◆ Exercise goal
The lines to extract run from the first line of the material below to the line containing "0.0248, 0.0260, 0.0332];", both included; leave the pictures behind.

● ● ●

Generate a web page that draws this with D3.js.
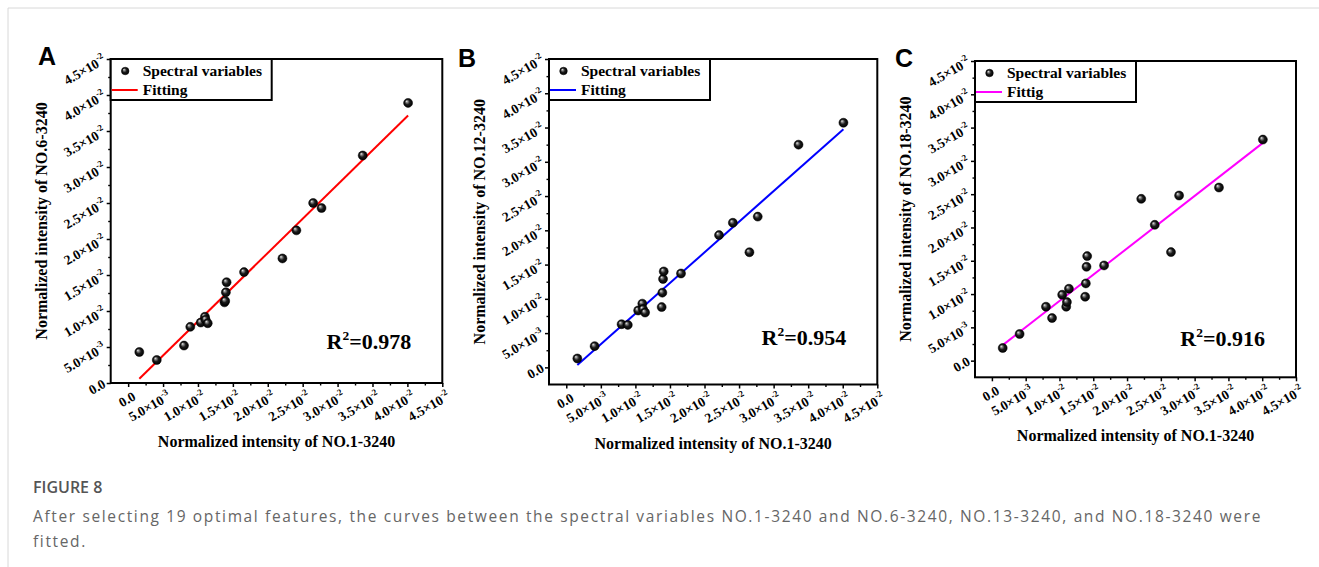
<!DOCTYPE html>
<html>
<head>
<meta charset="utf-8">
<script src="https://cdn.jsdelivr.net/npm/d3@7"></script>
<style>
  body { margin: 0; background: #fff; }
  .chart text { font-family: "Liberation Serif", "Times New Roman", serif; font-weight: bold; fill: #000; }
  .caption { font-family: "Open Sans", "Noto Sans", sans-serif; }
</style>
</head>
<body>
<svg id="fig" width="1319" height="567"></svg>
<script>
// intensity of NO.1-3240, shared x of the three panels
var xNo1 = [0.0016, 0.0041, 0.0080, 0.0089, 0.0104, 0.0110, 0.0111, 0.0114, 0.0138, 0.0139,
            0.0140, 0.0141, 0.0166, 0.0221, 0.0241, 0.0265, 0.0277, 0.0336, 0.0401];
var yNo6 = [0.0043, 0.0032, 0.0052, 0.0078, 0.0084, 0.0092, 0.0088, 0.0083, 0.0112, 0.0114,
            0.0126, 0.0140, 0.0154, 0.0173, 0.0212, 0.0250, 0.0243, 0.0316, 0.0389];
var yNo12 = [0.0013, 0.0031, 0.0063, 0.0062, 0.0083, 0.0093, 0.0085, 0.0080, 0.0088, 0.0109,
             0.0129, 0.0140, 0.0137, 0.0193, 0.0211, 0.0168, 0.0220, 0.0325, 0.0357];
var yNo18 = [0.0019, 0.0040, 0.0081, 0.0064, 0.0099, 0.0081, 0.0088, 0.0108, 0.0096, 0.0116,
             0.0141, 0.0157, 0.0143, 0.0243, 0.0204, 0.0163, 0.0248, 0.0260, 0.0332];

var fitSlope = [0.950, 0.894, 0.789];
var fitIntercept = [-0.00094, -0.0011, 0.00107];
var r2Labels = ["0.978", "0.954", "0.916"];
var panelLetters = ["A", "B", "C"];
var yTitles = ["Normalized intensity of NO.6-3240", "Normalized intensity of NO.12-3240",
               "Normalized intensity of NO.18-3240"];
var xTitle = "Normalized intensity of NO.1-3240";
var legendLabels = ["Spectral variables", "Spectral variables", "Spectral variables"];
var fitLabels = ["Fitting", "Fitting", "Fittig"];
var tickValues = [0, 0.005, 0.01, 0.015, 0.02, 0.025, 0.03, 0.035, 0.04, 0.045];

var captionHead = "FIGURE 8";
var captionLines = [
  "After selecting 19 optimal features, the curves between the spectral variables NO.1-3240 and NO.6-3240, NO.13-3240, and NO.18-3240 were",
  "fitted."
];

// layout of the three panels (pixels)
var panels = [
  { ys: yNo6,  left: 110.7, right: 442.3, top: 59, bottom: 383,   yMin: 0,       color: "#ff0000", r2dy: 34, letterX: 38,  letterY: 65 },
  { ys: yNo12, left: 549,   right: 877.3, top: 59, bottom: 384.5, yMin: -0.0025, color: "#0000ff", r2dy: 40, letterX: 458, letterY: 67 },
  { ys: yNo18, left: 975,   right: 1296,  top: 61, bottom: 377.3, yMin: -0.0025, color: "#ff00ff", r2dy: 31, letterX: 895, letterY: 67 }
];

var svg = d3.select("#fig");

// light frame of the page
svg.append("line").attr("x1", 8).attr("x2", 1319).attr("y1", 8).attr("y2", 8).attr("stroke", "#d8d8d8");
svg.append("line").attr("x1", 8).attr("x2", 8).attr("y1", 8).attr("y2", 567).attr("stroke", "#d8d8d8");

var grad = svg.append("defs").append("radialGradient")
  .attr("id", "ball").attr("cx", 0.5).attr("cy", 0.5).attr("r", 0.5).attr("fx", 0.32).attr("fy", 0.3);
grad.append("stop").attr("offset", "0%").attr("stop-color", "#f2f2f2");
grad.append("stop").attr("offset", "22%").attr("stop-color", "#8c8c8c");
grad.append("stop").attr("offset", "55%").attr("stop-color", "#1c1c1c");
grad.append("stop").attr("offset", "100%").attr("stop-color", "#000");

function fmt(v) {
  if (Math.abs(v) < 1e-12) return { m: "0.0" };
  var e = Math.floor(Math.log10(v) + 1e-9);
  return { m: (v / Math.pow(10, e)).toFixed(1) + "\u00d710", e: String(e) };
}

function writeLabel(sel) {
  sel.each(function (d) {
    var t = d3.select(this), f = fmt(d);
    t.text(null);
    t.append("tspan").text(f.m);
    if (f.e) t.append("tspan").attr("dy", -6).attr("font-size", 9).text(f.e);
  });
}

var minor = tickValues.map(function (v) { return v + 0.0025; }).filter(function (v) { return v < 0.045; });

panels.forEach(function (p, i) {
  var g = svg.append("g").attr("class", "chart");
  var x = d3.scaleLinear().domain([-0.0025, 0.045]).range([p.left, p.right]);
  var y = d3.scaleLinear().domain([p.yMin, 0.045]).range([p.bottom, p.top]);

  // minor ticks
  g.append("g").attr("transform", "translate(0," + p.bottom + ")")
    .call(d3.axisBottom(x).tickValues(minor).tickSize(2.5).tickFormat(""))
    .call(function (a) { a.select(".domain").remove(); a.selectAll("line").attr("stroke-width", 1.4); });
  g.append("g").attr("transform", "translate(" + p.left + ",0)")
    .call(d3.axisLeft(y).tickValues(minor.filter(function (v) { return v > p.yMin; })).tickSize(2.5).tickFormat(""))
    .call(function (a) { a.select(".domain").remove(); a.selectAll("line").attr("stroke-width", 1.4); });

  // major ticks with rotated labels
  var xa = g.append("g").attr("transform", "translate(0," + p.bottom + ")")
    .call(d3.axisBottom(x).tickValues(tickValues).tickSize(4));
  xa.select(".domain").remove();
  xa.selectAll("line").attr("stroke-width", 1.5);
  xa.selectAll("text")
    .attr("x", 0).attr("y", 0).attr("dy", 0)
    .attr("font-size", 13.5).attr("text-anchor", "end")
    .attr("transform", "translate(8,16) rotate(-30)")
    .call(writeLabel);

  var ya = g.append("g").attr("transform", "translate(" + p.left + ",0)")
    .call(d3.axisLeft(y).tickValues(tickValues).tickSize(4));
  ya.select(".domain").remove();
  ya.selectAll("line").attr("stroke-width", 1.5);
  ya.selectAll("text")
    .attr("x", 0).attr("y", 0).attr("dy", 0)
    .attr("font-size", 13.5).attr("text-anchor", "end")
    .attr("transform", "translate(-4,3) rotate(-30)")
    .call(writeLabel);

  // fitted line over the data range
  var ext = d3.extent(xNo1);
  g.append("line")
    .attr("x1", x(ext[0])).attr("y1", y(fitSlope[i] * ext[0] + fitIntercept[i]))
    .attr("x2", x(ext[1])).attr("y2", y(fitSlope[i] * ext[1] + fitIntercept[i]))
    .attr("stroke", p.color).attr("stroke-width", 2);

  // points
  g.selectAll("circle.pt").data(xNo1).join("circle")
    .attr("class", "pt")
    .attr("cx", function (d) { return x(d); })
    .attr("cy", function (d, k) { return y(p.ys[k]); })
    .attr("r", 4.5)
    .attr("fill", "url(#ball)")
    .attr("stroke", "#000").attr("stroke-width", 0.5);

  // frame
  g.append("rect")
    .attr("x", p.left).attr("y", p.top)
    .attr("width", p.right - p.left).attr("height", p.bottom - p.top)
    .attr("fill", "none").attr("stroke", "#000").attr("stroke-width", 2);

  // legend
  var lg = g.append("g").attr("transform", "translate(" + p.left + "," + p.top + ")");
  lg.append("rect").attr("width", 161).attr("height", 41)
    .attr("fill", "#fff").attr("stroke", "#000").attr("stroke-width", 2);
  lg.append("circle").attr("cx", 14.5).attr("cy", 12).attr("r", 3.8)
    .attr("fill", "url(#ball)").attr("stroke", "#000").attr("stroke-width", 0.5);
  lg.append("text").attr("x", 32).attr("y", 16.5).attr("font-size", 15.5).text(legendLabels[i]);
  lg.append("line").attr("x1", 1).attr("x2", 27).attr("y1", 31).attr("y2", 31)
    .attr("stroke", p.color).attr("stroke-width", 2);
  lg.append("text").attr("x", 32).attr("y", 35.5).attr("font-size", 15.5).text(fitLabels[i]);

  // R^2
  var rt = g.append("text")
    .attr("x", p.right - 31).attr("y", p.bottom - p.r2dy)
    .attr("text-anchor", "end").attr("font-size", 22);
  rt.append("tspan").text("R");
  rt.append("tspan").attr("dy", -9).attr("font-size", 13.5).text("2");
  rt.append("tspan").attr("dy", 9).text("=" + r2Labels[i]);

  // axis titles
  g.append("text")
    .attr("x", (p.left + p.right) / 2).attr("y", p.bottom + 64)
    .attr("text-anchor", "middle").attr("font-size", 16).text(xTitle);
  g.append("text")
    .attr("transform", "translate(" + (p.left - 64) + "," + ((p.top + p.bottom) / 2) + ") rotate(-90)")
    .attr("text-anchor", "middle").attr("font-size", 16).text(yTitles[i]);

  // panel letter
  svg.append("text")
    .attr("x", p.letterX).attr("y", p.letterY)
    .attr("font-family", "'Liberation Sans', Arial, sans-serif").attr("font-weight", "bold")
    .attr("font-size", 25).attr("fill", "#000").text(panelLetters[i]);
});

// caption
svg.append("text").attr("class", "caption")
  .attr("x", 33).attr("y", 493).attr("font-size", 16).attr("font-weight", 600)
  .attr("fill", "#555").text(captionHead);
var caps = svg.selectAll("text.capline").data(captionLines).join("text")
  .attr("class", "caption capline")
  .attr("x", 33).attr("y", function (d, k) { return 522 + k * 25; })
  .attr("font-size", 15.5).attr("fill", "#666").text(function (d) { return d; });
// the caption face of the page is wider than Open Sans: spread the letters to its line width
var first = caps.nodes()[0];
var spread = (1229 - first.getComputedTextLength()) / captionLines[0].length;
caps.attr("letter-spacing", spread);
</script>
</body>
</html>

● ● ●

◆ Right answer
Generate a web page that draws this with D3.js.
<!DOCTYPE html>
<html>
<head>
<meta charset="utf-8">
<script src="https://cdn.jsdelivr.net/npm/d3@7"></script>
<style>
  body { margin: 0; background: #fff; }
  .chart text { font-family: "Liberation Serif", "Times New Roman", serif; font-weight: bold; fill: #000; }
  .caption { font-family: "Open Sans", "Noto Sans", sans-serif; }
</style>
</head>
<body>
<svg id="fig" width="1319" height="567"></svg>
<script>
// intensity of NO.1-3240, shared x of the three panels
var xNo1 = [0.0016, 0.0041, 0.0080, 0.0089, 0.0104, 0.0110, 0.0111, 0.0114, 0.0138, 0.0139,
            0.0140, 0.0141, 0.0166, 0.0221, 0.0241, 0.0265, 0.0277, 0.0336, 0.0401];
var yNo6 = [0.0043, 0.0032, 0.0052, 0.0078, 0.0084, 0.0092, 0.0088, 0.0083, 0.0112, 0.0114,
            0.0126, 0.0140, 0.0154, 0.0173, 0.0212, 0.0250, 0.0243, 0.0316, 0.0389];
var yNo12 = [0.0013, 0.0031, 0.0063, 0.0062, 0.0083, 0.0093, 0.0085, 0.0080, 0.0088, 0.0109,
             0.0129, 0.0140, 0.0137, 0.0193, 0.0211, 0.0168, 0.0220, 0.0325, 0.0357];
var yNo18 = [0.0019, 0.0040, 0.0081, 0.0064, 0.0099, 0.0081, 0.0088, 0.0108, 0.0096, 0.0116,
             0.0141, 0.0157, 0.0143, 0.0243, 0.0204, 0.0163, 0.0248, 0.0260, 0.0332];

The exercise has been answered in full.